Welcome to Data Science Computing!

Lecture 01: Introduction

Danilo Freire

Department of Quantitative Theory and Methods
Emory University

08 April, 2026

Welcome to QTM350 - Data Science Computing! 🥳 🎉

Lecture overview

Our agenda for today


  • Introduction
  • Motivation
  • Class logistics
  • Computer set up

Course materials

Course repository: https://github.com/danilofreire/qtm350

Course website: https://danilofreire.github.io/qtm350

This course is hosted on GitHub, which serves as our central hub for lecture materials, code examples, discussions, assignments, and final project guidelines. We will use Canvas for course administration, including submitting assignments, accessing grades, and receiving announcements. Please take some time to get to know both platforms, and reach out if you have any questions.

Note

Please remember to check the course repository regularly for updates and announcements.

Nice to meet you! 👋

Instructor

A bit about me

Visiting Assistant Professor in the QTM

MA from the Graduate Institute Geneva, PhD from King’s College London, Postdoc at Brown University, Senior Lecturer at the University of Lincoln, UK.

Research interests: computational social science, experimental methods, policy evaluation, political violence, organised crime.

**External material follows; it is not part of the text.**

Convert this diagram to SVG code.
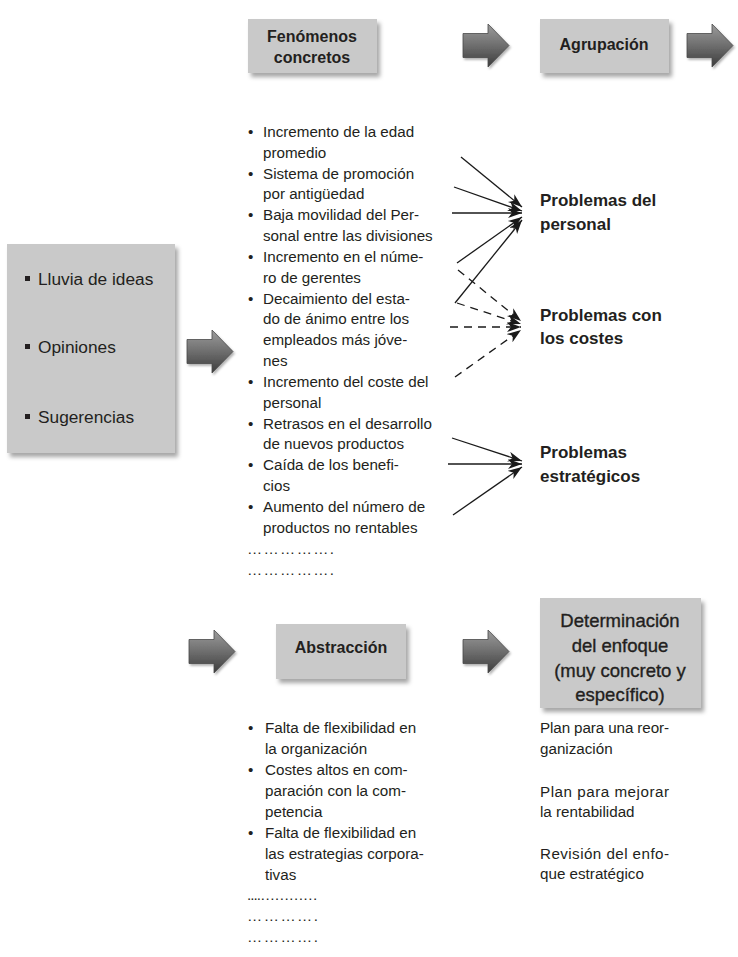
<svg xmlns="http://www.w3.org/2000/svg" width="738" height="957" viewBox="0 0 738 957">
<defs>
<style>
.box{fill:#c9c9c9;filter:url(#sh)}
.t{font-family:"Liberation Sans",Arial,sans-serif;font-size:15.2px;fill:#231f20}
.big{font-family:"Liberation Sans",Arial,sans-serif;font-size:17.3px;fill:#231f20}
.hd{font-family:"Liberation Sans",Arial,sans-serif;font-size:16px;font-weight:bold;fill:#231f20;text-anchor:middle}
.pb{font-family:"Liberation Sans",Arial,sans-serif;font-size:17px;font-weight:bold;fill:#231f20}
.det{font-family:"Liberation Sans",Arial,sans-serif;font-size:18.5px;fill:#231f20;stroke:#231f20;stroke-width:0.35;text-anchor:middle}
.ln{stroke:#1a1a1a;stroke-width:1.3;fill:none;marker-end:url(#ah)}
.dl{stroke:#1a1a1a;stroke-width:1.3;fill:none;stroke-dasharray:8 6;marker-end:url(#ah)}
.ba{fill:url(#ag);stroke:#4a4a4a;stroke-width:0.8;filter:url(#sh2)}
</style>
<filter id="sh" x="-10%" y="-10%" width="130%" height="130%">
<feDropShadow dx="3" dy="4" stdDeviation="2.2" flood-color="#000" flood-opacity="0.35"/>
</filter>
<filter id="sh2" x="-20%" y="-20%" width="150%" height="150%">
<feDropShadow dx="1.5" dy="2" stdDeviation="1.2" flood-color="#000" flood-opacity="0.3"/>
</filter>
<linearGradient id="ag" x1="0" y1="0" x2="0" y2="1">
<stop offset="0" stop-color="#9c9c9c"/>
<stop offset="0.5" stop-color="#6e6e6e"/>
<stop offset="1" stop-color="#3c3c3c"/>
</linearGradient>
<marker id="ah" markerUnits="userSpaceOnUse" markerWidth="16" markerHeight="12" refX="14" refY="5" orient="auto">
<path d="M0,0 L14,5 L0,10 L4,5 Z" fill="#1a1a1a"/>
</marker>
<path id="barrow" d="M0,9.5 H25 V0 L46,21.5 L25,43 V33.5 H0 Z"/>
</defs>

<g id="node-fuentes">
<rect class="box" x="7" y="244" width="168" height="209"/>
<rect x="25" y="276" width="5" height="5" fill="#231f20"/>
<text class="big" x="38" y="285">Lluvia de ideas</text>
<rect x="25" y="344" width="5" height="5" fill="#231f20"/>
<text class="big" x="38" y="353">Opiniones</text>
<rect x="25" y="414" width="5" height="5" fill="#231f20"/>
<text class="big" x="38" y="423">Sugerencias</text>
</g>

<g id="node-fenomenos">
<rect class="box" x="248" y="19" width="129" height="54"/>
<text class="hd" x="312" y="42">Fenómenos</text>
<text class="hd" x="312" y="63">concretos</text>
</g>

<g id="node-agrupacion">
<rect class="box" x="540" y="19" width="129" height="54"/>
<text class="hd" x="604" y="50">Agrupación</text>
</g>

<g id="node-abstraccion">
<rect class="box" x="276" y="624" width="130" height="55"/>
<text class="hd" x="341" y="653">Abstracción</text>
</g>

<g id="node-determinacion">
<rect class="box" x="540" y="598" width="161" height="110"/>
<text class="det" x="620" y="627">Determinación</text>
<text class="det" x="620" y="652">del enfoque</text>
<text class="det" x="620" y="677">(muy concreto y</text>
<text class="det" x="620" y="701">específico)</text>
</g>

<g id="node-fenomenos-lista">
<text class="t" x="248" y="137">•</text>
<text class="t" x="263" y="137">Incremento de la edad</text>
<text class="t" x="263" y="158">promedio</text>
<text class="t" x="248" y="179">•</text>
<text class="t" x="263" y="179">Sistema de promoción</text>
<text class="t" x="263" y="199">por antigüedad</text>
<text class="t" x="248" y="220">•</text>
<text class="t" x="263" y="220">Baja movilidad del Per-</text>
<text class="t" x="263" y="241">sonal entre las divisiones</text>
<text class="t" x="248" y="262">•</text>
<text class="t" x="263" y="262">Incremento en el núme-</text>
<text class="t" x="263" y="283">ro de gerentes</text>
<text class="t" x="248" y="304">•</text>
<text class="t" x="263" y="304">Decaimiento del esta-</text>
<text class="t" x="263" y="324">do de ánimo entre los</text>
<text class="t" x="263" y="345">empleados más jóve-</text>
<text class="t" x="263" y="366">nes</text>
<text class="t" x="248" y="387">•</text>
<text class="t" x="263" y="387">Incremento del coste del</text>
<text class="t" x="263" y="408">personal</text>
<text class="t" x="248" y="429">•</text>
<text class="t" x="263" y="429">Retrasos en el desarrollo</text>
<text class="t" x="263" y="449">de nuevos productos</text>
<text class="t" x="248" y="470">•</text>
<text class="t" x="263" y="470">Caída de los benefi-</text>
<text class="t" x="263" y="491">cios</text>
<text class="t" x="248" y="512">•</text>
<text class="t" x="263" y="512">Aumento del número de</text>
<text class="t" x="263" y="533">productos no rentables</text>
<text class="t" x="247" y="554" textLength="87" lengthAdjust="spacing">…………….</text>
<text class="t" x="247" y="575" textLength="87" lengthAdjust="spacing">…………….</text>
</g>

<g id="node-problemas-personal">
<text class="pb" x="540" y="206">Problemas del</text>
<text class="pb" x="540" y="230">personal</text>
</g>
<g id="node-problemas-costes">
<text class="pb" x="540" y="321">Problemas con</text>
<text class="pb" x="540" y="344">los costes</text>
</g>
<g id="node-problemas-estrategicos">
<text class="pb" x="540" y="458">Problemas</text>
<text class="pb" x="540" y="482">estratégicos</text>
</g>

<g id="node-abstraccion-lista">
<text class="t" x="248" y="733">•</text>
<text class="t" x="265" y="733">Falta de flexibilidad en</text>
<text class="t" x="265" y="754">la organización</text>
<text class="t" x="248" y="775">•</text>
<text class="t" x="265" y="775">Costes altos en com-</text>
<text class="t" x="265" y="796">paración con la com-</text>
<text class="t" x="265" y="817">petencia</text>
<text class="t" x="248" y="838">•</text>
<text class="t" x="265" y="838">Falta de flexibilidad en</text>
<text class="t" x="265" y="859">las estrategias corpora-</text>
<text class="t" x="265" y="880">tivas</text>
<text class="t" x="247" y="900" textLength="71" lengthAdjust="spacing">....…………</text>
<text class="t" x="247" y="921" textLength="71" lengthAdjust="spacing">………….</text>
<text class="t" x="247" y="942" textLength="71" lengthAdjust="spacing">………….</text>
</g>

<g id="node-enfoque-lista">
<text class="t" x="540" y="733" textLength="129" lengthAdjust="spacing">Plan para una reor-</text>
<text class="t" x="540" y="754">ganización</text>
<text class="t" x="540" y="797" textLength="129" lengthAdjust="spacing">Plan para mejorar</text>
<text class="t" x="540" y="817">la rentabilidad</text>
<text class="t" x="540" y="859" textLength="129" lengthAdjust="spacing">Revisión del enfo-</text>
<text class="t" x="540" y="879">que estratégico</text>
</g>

<g id="connectors">
<use href="#barrow" class="ba" transform="translate(463,24)"/>
<use href="#barrow" class="ba" transform="translate(687,24)"/>
<use href="#barrow" class="ba" transform="translate(187,330)"/>
<use href="#barrow" class="ba" transform="translate(189,630)"/>
<use href="#barrow" class="ba" transform="translate(463,630)"/>

<line class="ln" x1="461" y1="157" x2="522" y2="207"/>
<line class="ln" x1="454" y1="187" x2="522" y2="211"/>
<line class="ln" x1="452" y1="213" x2="522" y2="213"/>
<line class="ln" x1="457" y1="263" x2="522" y2="217"/>
<line class="ln" x1="455" y1="303" x2="522" y2="220"/>

<line class="dl" x1="458" y1="270" x2="521" y2="321"/>
<line class="dl" x1="457" y1="303" x2="521" y2="324"/>
<line class="dl" x1="450" y1="327" x2="521" y2="327"/>
<line class="dl" x1="455" y1="377" x2="521" y2="330"/>

<line class="ln" x1="452" y1="438" x2="522" y2="461"/>
<line class="ln" x1="448" y1="464" x2="522" y2="464"/>
<line class="ln" x1="453" y1="515" x2="522" y2="467"/>
</g>
</svg>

What about you? (time permitting!)


Now it’s your turn! 👋


Please introduce yourself, tell us your name, your major, one thing you really like, and something we don’t know about your city or country! 😊

My teaching philosophy


  • I love teaching and aim to make learning fun
  • Classes where students participate are the best
  • Hands-on activities help you learn better
  • I am always available to help and answer questions. And I mean it
  • Your feedback helps me improve my teaching. Please let me know what is working and what is not

Teaching assistants


  • The teaching assistants for this course will be confirmed soon

  • They will be answering questions during our lectures and holding office hours (see Canvas or the course website for office hours information)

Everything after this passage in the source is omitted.